WHAT TO DO: Write the lines out exactly as they stand, from the one containing "What matplotlib code" through the one containing "outliers = [[1371], [1032, 1203]]", and only those. Omit pictures.

[Plotting code records]
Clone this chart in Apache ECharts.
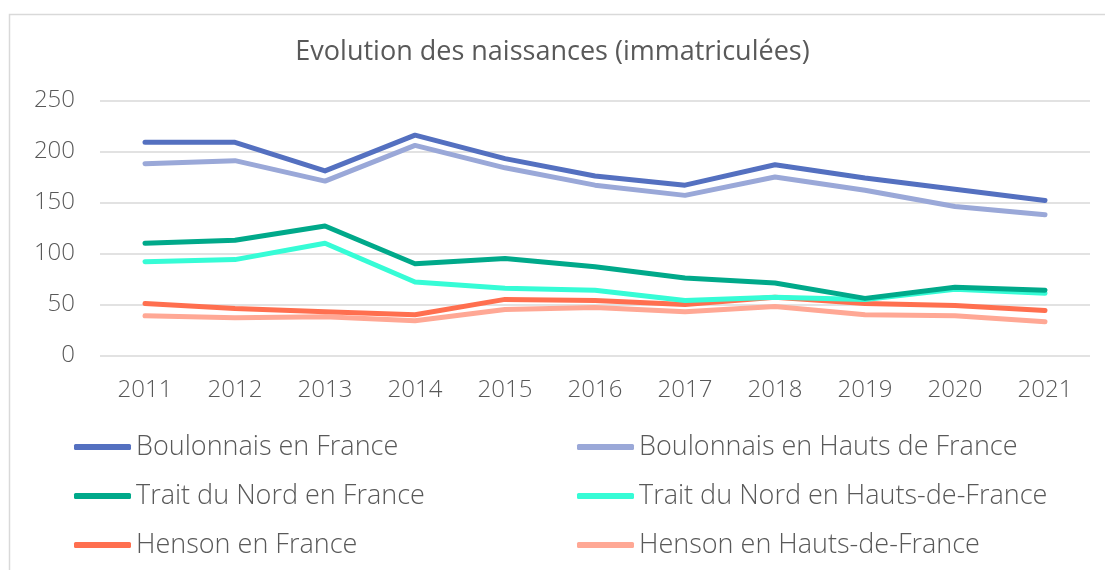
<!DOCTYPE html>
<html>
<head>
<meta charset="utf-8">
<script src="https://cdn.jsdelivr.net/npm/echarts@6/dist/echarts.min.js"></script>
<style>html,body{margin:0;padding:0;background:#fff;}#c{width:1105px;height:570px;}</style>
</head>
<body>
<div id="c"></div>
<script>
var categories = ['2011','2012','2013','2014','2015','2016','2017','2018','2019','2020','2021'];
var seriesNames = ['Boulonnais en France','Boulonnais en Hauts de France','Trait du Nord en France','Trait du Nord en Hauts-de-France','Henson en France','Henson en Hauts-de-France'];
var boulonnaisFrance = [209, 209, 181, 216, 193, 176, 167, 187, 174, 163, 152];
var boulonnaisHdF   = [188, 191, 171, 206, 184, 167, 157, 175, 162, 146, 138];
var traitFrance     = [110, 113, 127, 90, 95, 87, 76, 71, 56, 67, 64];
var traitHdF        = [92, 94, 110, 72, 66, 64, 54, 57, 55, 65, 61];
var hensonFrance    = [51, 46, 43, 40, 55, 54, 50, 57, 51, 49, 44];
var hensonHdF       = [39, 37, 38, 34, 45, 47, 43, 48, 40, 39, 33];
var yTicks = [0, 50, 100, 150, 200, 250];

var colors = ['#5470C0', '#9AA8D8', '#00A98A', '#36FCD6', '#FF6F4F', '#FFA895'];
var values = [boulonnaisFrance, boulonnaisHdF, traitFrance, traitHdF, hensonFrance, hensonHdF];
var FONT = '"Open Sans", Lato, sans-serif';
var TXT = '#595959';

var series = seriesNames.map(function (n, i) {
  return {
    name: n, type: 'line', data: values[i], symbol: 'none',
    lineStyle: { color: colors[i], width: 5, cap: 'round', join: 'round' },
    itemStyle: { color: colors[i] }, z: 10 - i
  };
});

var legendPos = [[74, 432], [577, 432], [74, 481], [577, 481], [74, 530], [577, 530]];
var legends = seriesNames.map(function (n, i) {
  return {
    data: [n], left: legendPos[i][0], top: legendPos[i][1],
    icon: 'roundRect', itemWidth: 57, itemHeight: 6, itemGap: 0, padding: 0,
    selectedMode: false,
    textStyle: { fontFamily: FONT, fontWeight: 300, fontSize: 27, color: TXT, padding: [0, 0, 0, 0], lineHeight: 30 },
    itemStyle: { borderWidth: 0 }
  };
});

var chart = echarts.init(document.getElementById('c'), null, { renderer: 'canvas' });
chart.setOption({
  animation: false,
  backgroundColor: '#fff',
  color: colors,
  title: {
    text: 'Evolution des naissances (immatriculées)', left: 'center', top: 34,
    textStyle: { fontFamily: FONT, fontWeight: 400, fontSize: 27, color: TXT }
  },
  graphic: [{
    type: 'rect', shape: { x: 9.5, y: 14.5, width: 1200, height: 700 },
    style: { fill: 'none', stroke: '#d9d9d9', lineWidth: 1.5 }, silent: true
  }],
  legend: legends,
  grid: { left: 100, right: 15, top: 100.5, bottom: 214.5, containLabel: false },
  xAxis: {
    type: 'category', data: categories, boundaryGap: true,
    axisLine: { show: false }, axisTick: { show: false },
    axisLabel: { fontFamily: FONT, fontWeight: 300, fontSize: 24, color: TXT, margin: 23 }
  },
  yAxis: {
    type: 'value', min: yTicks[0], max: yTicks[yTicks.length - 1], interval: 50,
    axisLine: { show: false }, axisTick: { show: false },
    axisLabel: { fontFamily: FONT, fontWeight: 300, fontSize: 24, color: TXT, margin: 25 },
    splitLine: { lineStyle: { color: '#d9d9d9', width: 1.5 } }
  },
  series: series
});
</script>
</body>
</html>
==
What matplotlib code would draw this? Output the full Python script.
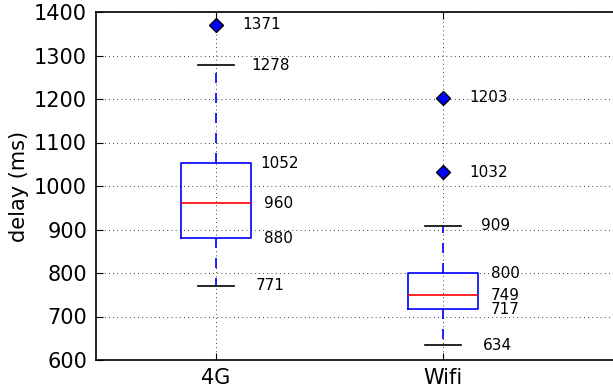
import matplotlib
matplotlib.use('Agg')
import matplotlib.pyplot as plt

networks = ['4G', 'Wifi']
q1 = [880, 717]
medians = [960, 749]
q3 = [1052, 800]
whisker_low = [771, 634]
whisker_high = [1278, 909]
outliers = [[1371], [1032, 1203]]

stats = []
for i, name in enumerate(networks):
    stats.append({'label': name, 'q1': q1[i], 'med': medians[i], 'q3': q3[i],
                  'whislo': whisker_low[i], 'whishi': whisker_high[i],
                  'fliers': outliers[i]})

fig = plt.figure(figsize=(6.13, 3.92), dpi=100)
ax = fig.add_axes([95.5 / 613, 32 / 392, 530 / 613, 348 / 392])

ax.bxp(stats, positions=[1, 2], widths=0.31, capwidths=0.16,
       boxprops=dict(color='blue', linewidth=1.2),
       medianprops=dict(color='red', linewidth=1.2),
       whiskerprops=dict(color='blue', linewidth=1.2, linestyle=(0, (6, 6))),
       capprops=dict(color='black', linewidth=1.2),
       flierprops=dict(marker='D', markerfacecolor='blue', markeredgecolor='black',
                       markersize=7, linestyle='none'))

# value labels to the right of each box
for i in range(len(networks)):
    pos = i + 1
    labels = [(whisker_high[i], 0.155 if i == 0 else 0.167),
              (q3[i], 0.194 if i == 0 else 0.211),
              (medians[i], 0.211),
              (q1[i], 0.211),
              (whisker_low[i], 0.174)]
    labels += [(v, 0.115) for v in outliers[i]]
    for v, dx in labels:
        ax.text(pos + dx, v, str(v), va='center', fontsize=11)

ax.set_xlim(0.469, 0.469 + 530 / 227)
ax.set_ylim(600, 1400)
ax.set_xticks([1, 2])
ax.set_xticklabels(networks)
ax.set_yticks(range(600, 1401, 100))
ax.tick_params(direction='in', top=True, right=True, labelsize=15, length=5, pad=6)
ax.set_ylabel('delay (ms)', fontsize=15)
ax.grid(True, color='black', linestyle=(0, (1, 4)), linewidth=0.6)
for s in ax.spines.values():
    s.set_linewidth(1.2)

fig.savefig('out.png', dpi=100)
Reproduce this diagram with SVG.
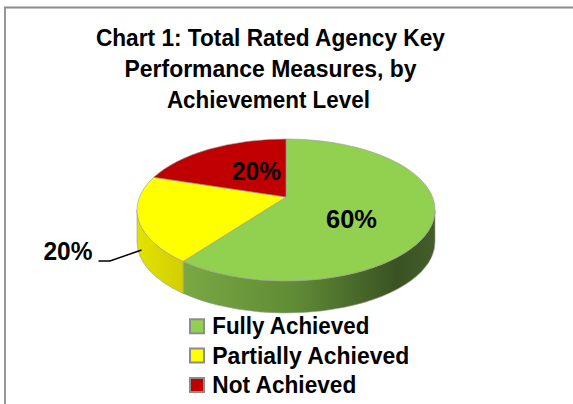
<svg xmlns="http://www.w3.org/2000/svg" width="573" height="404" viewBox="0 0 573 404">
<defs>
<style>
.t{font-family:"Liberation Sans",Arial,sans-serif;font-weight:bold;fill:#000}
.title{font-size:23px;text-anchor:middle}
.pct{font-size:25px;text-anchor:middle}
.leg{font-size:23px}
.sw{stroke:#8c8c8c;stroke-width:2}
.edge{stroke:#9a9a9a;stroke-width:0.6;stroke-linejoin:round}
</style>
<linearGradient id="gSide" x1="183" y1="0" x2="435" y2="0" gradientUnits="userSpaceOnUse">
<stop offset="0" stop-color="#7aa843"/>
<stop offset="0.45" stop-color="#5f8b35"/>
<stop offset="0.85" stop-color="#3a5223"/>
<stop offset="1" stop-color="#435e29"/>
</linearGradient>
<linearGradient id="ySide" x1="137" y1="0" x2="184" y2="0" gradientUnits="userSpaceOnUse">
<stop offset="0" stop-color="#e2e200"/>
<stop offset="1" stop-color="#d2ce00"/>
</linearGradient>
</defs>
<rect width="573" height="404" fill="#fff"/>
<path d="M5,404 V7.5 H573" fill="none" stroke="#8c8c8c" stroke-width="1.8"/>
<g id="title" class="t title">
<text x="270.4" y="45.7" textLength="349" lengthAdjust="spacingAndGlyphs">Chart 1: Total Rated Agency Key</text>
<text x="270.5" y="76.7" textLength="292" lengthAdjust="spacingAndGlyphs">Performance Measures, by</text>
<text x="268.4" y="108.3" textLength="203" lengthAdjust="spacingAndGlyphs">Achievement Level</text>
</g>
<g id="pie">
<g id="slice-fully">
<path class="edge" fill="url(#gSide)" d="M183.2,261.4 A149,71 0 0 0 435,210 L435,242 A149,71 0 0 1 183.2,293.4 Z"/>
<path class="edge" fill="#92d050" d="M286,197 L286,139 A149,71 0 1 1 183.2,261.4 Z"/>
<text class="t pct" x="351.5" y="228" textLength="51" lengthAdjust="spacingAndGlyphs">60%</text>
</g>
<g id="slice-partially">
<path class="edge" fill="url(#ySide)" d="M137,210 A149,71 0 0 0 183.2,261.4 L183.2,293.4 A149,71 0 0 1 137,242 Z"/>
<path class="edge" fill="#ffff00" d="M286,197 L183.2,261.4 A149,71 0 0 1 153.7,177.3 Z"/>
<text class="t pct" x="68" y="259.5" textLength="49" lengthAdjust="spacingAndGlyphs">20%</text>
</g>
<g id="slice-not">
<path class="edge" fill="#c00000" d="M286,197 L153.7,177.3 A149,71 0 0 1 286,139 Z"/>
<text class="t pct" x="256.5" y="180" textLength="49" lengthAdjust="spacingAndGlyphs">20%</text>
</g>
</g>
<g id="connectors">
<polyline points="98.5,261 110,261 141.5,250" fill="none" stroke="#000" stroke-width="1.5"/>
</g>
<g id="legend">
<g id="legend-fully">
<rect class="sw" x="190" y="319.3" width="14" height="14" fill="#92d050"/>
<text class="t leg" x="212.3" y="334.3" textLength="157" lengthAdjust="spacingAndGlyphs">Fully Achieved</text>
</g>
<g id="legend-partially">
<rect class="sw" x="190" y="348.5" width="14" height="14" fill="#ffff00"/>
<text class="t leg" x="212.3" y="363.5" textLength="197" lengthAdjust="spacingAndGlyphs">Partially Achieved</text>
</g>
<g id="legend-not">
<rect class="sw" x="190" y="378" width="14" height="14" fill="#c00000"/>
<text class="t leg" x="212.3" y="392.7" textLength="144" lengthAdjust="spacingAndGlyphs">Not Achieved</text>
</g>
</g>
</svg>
* * *
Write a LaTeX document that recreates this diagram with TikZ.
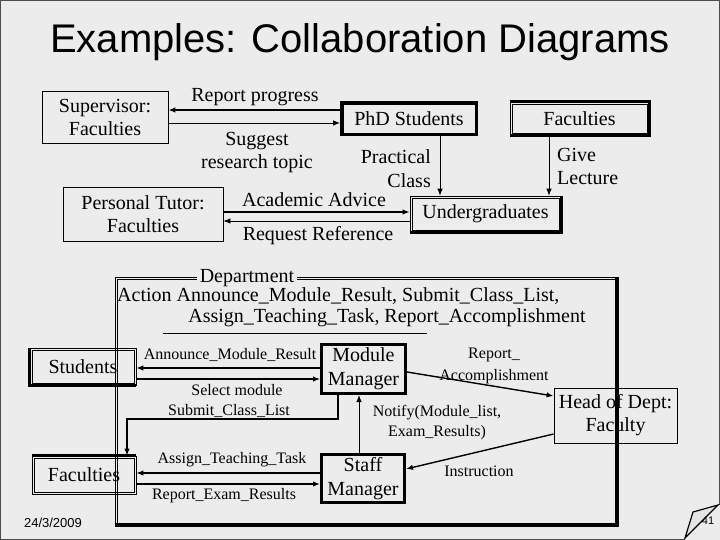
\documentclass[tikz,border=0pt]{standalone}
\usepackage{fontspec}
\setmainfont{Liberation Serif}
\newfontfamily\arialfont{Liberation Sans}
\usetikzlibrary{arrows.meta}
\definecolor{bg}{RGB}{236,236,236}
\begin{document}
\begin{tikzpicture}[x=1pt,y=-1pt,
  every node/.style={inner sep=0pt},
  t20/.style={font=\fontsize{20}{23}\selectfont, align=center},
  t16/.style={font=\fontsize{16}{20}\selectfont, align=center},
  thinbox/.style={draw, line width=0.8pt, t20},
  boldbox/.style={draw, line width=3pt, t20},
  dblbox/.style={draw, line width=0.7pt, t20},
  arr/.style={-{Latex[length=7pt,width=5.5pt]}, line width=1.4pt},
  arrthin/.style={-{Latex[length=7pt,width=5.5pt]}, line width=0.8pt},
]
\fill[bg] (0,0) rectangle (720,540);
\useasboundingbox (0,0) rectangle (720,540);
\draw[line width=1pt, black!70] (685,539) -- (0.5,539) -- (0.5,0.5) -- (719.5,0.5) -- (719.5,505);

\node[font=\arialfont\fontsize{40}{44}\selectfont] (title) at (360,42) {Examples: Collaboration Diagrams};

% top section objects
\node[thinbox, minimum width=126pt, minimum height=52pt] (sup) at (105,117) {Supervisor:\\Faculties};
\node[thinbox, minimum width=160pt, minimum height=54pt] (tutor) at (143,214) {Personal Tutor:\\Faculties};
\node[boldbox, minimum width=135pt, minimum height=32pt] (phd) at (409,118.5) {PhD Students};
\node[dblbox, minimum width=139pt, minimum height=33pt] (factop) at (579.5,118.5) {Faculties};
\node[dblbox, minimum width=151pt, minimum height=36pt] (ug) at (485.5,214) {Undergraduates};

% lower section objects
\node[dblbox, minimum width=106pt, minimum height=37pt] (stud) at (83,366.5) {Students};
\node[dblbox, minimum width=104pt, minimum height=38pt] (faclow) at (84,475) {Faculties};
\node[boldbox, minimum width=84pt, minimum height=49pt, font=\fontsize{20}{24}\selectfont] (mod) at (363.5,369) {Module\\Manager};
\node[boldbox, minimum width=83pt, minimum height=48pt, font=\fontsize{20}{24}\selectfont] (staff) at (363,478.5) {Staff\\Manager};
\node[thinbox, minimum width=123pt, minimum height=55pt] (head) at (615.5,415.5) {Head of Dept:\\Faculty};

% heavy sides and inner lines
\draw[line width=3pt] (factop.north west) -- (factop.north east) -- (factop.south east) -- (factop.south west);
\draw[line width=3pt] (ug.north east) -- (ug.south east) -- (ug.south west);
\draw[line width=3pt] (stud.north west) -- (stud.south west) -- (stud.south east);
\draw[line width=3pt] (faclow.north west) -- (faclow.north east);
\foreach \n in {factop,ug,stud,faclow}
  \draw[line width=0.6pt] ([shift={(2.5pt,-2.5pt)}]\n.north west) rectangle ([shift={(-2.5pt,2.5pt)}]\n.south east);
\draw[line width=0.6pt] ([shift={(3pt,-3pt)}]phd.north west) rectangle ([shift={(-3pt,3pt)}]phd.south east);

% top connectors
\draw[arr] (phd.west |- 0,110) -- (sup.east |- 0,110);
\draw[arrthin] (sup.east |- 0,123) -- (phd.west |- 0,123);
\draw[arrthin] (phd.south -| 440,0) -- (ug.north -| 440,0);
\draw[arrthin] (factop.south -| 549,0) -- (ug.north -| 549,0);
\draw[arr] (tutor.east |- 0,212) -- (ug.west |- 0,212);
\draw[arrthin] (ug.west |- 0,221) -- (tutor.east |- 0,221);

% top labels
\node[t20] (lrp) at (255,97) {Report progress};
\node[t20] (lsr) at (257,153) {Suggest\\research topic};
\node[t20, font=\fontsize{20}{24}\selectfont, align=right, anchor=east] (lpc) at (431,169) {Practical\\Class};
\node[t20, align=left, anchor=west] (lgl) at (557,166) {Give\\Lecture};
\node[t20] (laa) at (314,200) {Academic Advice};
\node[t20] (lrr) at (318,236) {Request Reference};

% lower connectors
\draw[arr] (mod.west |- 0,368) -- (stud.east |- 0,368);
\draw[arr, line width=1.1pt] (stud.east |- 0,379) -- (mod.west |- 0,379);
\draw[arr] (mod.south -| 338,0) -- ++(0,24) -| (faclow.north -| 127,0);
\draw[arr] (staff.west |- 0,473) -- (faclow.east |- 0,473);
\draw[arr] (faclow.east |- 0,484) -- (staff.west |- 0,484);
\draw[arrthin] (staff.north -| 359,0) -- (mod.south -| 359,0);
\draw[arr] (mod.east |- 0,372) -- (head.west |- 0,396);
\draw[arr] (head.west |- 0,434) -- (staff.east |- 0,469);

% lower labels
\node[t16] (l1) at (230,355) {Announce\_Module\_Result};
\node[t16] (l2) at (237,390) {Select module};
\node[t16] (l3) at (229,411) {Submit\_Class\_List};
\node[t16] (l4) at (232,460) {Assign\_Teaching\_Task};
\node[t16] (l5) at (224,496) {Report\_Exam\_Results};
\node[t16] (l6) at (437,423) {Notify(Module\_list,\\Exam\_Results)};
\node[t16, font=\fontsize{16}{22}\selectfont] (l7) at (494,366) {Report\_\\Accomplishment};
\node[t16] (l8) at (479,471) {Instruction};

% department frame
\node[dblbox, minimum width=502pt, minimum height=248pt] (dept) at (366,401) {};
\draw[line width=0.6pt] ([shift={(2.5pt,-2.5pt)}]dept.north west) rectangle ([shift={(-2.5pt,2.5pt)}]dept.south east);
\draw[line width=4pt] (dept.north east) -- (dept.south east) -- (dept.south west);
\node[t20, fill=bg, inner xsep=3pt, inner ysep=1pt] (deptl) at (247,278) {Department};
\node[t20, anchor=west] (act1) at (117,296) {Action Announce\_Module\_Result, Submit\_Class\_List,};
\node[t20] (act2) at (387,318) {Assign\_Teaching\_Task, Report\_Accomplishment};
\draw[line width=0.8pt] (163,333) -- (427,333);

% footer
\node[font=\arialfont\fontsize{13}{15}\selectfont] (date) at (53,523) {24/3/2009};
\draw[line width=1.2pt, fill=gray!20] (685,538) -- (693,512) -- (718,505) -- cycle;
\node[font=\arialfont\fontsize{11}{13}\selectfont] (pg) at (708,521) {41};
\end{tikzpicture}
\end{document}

FINISHED TASK:
What matplotlib code would draw this? Output the full Python script.
import matplotlib
matplotlib.use('Agg')
import matplotlib.pyplot as plt

networks = ['4G', 'Wifi']
q1 = [880, 717]
medians = [960, 749]
q3 = [1052, 800]
whisker_low = [771, 634]
whisker_high = [1278, 909]
outliers = [[1371], [1032, 1203]]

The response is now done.